COEUR d'ALENE - The CEOs of local public hospitals are on the campaign trail.
Kootenai Health's Joe Morris and Mike Pruitt from Shoshone Medical Center are urging voters to support a November ballot initiative that will amend Idaho's Constitution regarding funding for building projects and equipment purchases.
The measure, House Joint Resolution 4, would allow public hospitals to incur long-term debt to finance such projects without voter approval - provided no property tax revenue is used to repay the debt.
"It restores the way we've operated for 30-some years," Morris said.
The section of the state's Constitution prohibiting public entities from entering into long-term debt without voter approval was not applied to hospitals until 2006, when it was re-interpreted by a Supreme Court case.
Morris said Kootenai Medical Center was built during that time using revenue bonds, not taxpayer dollars, and was paid off in full by 1995.
The constitutional amendment is being sought to eliminate ambiguity in the existing section of the Constitution, and restore flexibility to hospital funding for building and equipment.
Steven Millard, president of the Idaho Hospital Association, said opponents of HJR4 claim the measure takes away the public's right to vote, and does not protect citizens.
"We think this protects the public more. One of the alternatives would be for the public hospital to increase property taxes to pay for their project, pay for their equipment," Millard said.
Larry Spencer, a Kootenai County property owner and local opponent of HJR4, believes the public should be allowed to vote on the measure regardless of whether property taxes are involved.

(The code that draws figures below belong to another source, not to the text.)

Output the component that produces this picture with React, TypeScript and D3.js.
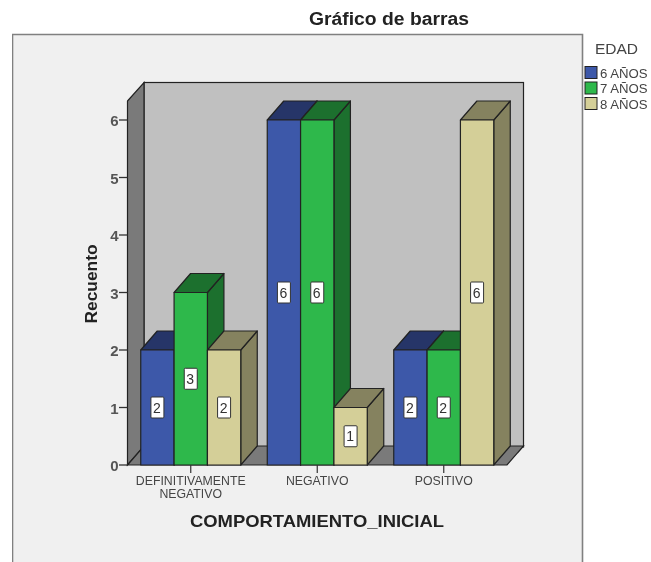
import React from "react";
import * as d3 from "d3";

const categories = ["DEFINITIVAMENTE NEGATIVO", "NEGATIVO", "POSITIVO"];
const categoryLines = [["DEFINITIVAMENTE", "NEGATIVO"], ["NEGATIVO"], ["POSITIVO"]];
const seriesNames = ["6 AÑOS", "7 AÑOS", "8 AÑOS"];
const values6 = [2, 6, 2];
const values7 = [3, 6, 2];
const values8 = [2, 1, 6];
const yTicks = [0, 1, 2, 3, 4, 5, 6];
const front = ["#3e59a9", "#2fb84b", "#d4cf98"];
const top = ["#253567", "#1c702e", "#85825f"];
const side = ["#253567", "#1c702e", "#85825f"];

const font = "'Liberation Sans', Arial, sans-serif";
const stroke = "#222";
const textCol = "#444";
const dx = 16.5;
const dy = 19;

export default function App() {
  const x = d3.scaleBand<string>().domain(categories).range([127.5, 507]);
  const y = d3.scaleLinear().domain([0, 6]).range([465, 120]);
  const inner = d3.scaleBand<string>().domain(seriesNames).range([0, 100]);
  const allValues = [values6, values7, values8];
  const baseY = y(0);
  const wallTop = y(6) - dy;
  const poly = (p: number[][]) => p.map((q) => q.join(",")).join(" ");
  const xL = x.range()[0];
  const xR = x.range()[1];
  return (
    <svg width={651} height={562} style={{ position: "absolute", left: 0, top: 0, background: "#fff" }}>
      <defs>
        <filter id="soft" x="0" y="0" width="100%" height="100%">
          <feGaussianBlur stdDeviation={0.35} />
        </filter>
      </defs>
      <g filter="url(#soft)">
        <path d="M12.5,562V34.5H582.5V562" fill="#f0f0f0" stroke="#808080" strokeWidth={1.6} />
        <text x={389} y={25} textAnchor="middle" fontFamily={font} fontWeight="bold" fontSize={18} textLength={160} lengthAdjust="spacingAndGlyphs" fill="#222">Gráfico de barras</text>

        {/* walls */}
        <rect x={xL + dx} y={wallTop - dy + 0.5} width={xR - xL} height={baseY - wallTop + 0.5} fill="#c0c0c0" stroke={stroke} strokeWidth={1.2} />
        <polygon points={poly([[xL, wallTop], [xL + dx, wallTop - dy + 0.5], [xL + dx, baseY - dy], [xL, baseY]])} fill="#7a7a7a" stroke={stroke} strokeWidth={1.2} />
        <polygon points={poly([[xL, baseY], [xL + dx, baseY - dy], [xR + dx, baseY - dy], [xR, baseY]])} fill="#7a7a7a" stroke={stroke} strokeWidth={1.2} />

        {/* bars */}
        {categories.map((c, ci) =>
          seriesNames.map((s, si) => {
            const v = allValues[si][ci];
            const groupX = x(c)! + x.bandwidth() / 2 - 50;
            const x0 = groupX + inner(s)!;
            const w = inner.bandwidth();
            const yv = y(v);
            return (
              <g key={c + s} stroke={stroke} strokeWidth={1.2} strokeLinejoin="round">
                <polygon points={poly([[x0 + w, yv], [x0 + w + dx, yv - dy], [x0 + w + dx, baseY - dy], [x0 + w, baseY]])} fill={side[si]} />
                <polygon points={poly([[x0, yv], [x0 + dx, yv - dy], [x0 + w + dx, yv - dy], [x0 + w, yv]])} fill={top[si]} />
                <rect x={x0} y={yv} width={w} height={baseY - yv} fill={front[si]} />
              </g>
            );
          })
        )}

        {/* value labels */}
        {categories.map((c, ci) =>
          seriesNames.map((s, si) => {
            const v = allValues[si][ci];
            const groupX = x(c)! + x.bandwidth() / 2 - 50;
            const cx = groupX + inner(s)! + inner.bandwidth() / 2;
            const cy = (y(v) + baseY) / 2;
            return (
              <g key={"l" + c + s}>
                <rect x={cx - 6.5} y={cy - 10.5} width={13} height={21} fill="#fff" stroke="#333" strokeWidth={1} rx={1} />
                <text x={cx - 0.5} y={cy + 5} textAnchor="middle" fontFamily={font} fontSize={14} fill="#333">{v}</text>
              </g>
            );
          })
        )}

        {/* y axis */}
        {yTicks.map((t) => (
          <g key={t}>
            <line x1={119} x2={xL} y1={y(t)} y2={y(t)} stroke="#333" strokeWidth={1.3} />
            <text x={118.5} y={y(t) + 6} textAnchor="end" fontFamily={font} fontWeight="bold" fontSize={15} fill="#555">{t}</text>
          </g>
        ))}

        {/* x axis */}
        {categories.map((c, ci) => {
          const cx = x(c)! + x.bandwidth() / 2;
          return (
            <g key={"t" + c}>
              <line x1={cx} x2={cx} y1={baseY} y2={baseY + 8} stroke="#333" strokeWidth={1.2} />
              {categoryLines[ci].map((ln, li) => (
                <text key={ln} x={cx} y={baseY + 20 + li * 13} textAnchor="middle" fontFamily={font} fontSize={12.3} fill={textCol}>{ln}</text>
              ))}
            </g>
          );
        })}

        <text x={317} y={527} textAnchor="middle" fontFamily={font} fontWeight="bold" fontSize={17} textLength={254} lengthAdjust="spacingAndGlyphs" fill="#222">COMPORTAMIENTO_INICIAL</text>
        <text transform="translate(96.5,284) rotate(-90)" textAnchor="middle" fontFamily={font} fontWeight="bold" fontSize={16.5} textLength={79} lengthAdjust="spacingAndGlyphs" fill="#222">Recuento</text>

        {/* legend */}
        <text x={595} y={54} fontFamily={font} fontSize={15.5} fill={textCol}>EDAD</text>
        {seriesNames.map((s, i) => (
          <g key={"lg" + s}>
            <rect x={585} y={66.5 + i * 15.5} width={12} height={12} fill={front[i]} stroke={stroke} strokeWidth={1} />
            <text x={600} y={77.5 + i * 15.5} fontFamily={font} fontSize={13.2} fill={textCol}>{s}</text>
          </g>
        ))}
      </g>
    </svg>
  );
}
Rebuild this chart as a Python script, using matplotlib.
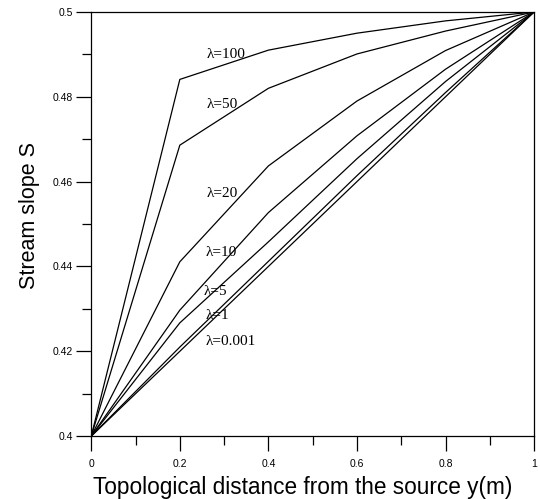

"The citizens have to pay for those projects through the cost of medical care, higher insurance premiums or higher out of pocket expenses," Spencer said.
Spencer said that without public oversight, hospitals could build "more extravagantly" than necessary.
"A project that is needed that could cost $10 million could become an $80 million project without voter approval," Spencer said.
Millard pointed to part of the amendment that is not included in the ballot language, but considered significant.
"It says the full faith and credit of the state, any taxing entity, is not on the line if there is any default in these kinds of arrangements, and the other part it's only if non-taxpayer dollars are used to repay the debt,"
Morris said default should not be a great concern since Idaho public hospitals have been responsibly borrowing money and financing projects this way for years.
"Public hospitals have borrowed $418 million through the Health Authority since the early 1970s, and it's all been paid back with no defaults and no late payments," Morris said.
The Idaho Health Facilities Authority is an agency created by the Idaho Legislature in 1972. Its mission is to help eligible nonprofit health care providers obtain low cost, tax-exempt financing. The authority's board is appointed by the governor.
Spencer believes that regardless of the amendment language prohibiting the consequences of default from falling to taxpayers, the citizens are still at risk of losing buildings and property originally funded through taxes if foreclosure should occur.
Shoshone Medical Center head Mike Pruitt said that although opponents of HJR are well-intentioned in wanting to cut costs for taxpayers, "This has unintended consequences which are very devastating to small, rural facilities."
He said he can't wait months for an election to finance something that costs up to several million dollars, and is essential to the operations of the hospital.
Spencer contends items necessary to sustain life or hospital operations would be considered "ordinary and necessary" expenses under the existing article of the state's constitution, and hospitals would not be prohibited from incurring debt without voter approval.
He said hospitals would simply have to ask a judge to approve it, and he doesn't believe such a request would ever be denied.
Hospitals like Pruitt's in Shoshone County, would still have to wait for the judge's signature, and spend whatever time that takes with no guarantee of approval.
Pruitt said time is a factor because in a situation as he earlier described, patients are put at risk.
"While it's not far to get to Coeur d'Alene, it's a long ways to hold your breath, if you really want to get it in a nutshell," Pruitt said.